In late April 2004, another event forced his hand, he writes. Photos of the abuse of prisoners by Army soldiers at the Abu Ghraib prison in Iraq ignited the Arab world and risked being confused with the CIA’s program, which was run very differently.
“We knew that if the photos of CIA officers conducting authorized EIT [enhanced interrogation techniques] ever got out, the difference between a legal, authorized, necessary, and safe program and the mindless actions of some MPs [military police] would be buried by the impact of the images.
“The propaganda damage to the image of America would be immense. But the main concern then, and always, was for the safety of my officers.”
Readers may disagree with much of what Rodriguez writes and with the importance of some of the facts he omits from his book, but the above sentence speaks volumes about why this book is important. In this case, a loyal civil servant — and the decision-makers above him who blessed these programs — were not thinking about the larger, longer-lasting damage to the core values of the United States that disclosure of these secrets might cause. They were thinking about the near term. About efficiency. About the safety of friends and colleagues. In their minds, they were thinking, too, about the safety of the country.

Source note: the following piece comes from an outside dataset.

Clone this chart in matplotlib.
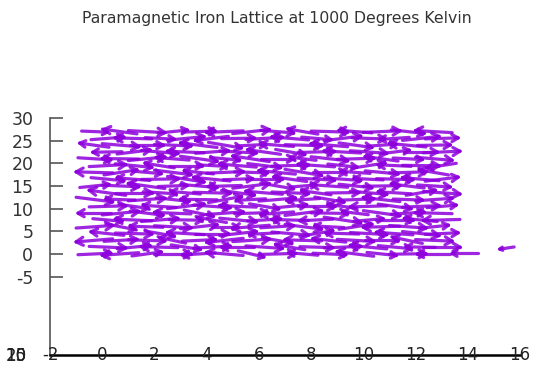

And after some back-and-forth with agency lawyers for what seemed to him the umpteenth time, he writes, Rodriguez scrutinized a cable to the field drafted by his chief of staff, ordering that the tapes be shredded in an industrial-strength machine. The tapes had already been reviewed, and copious written notes on their content had been taken.
“I was not depriving anyone of information about what was done or what was said,” he writes. “I was just getting rid of some ugly visuals that could put the lives of my people at risk.
“I took a deep breath of weary satisfaction and hit Send.”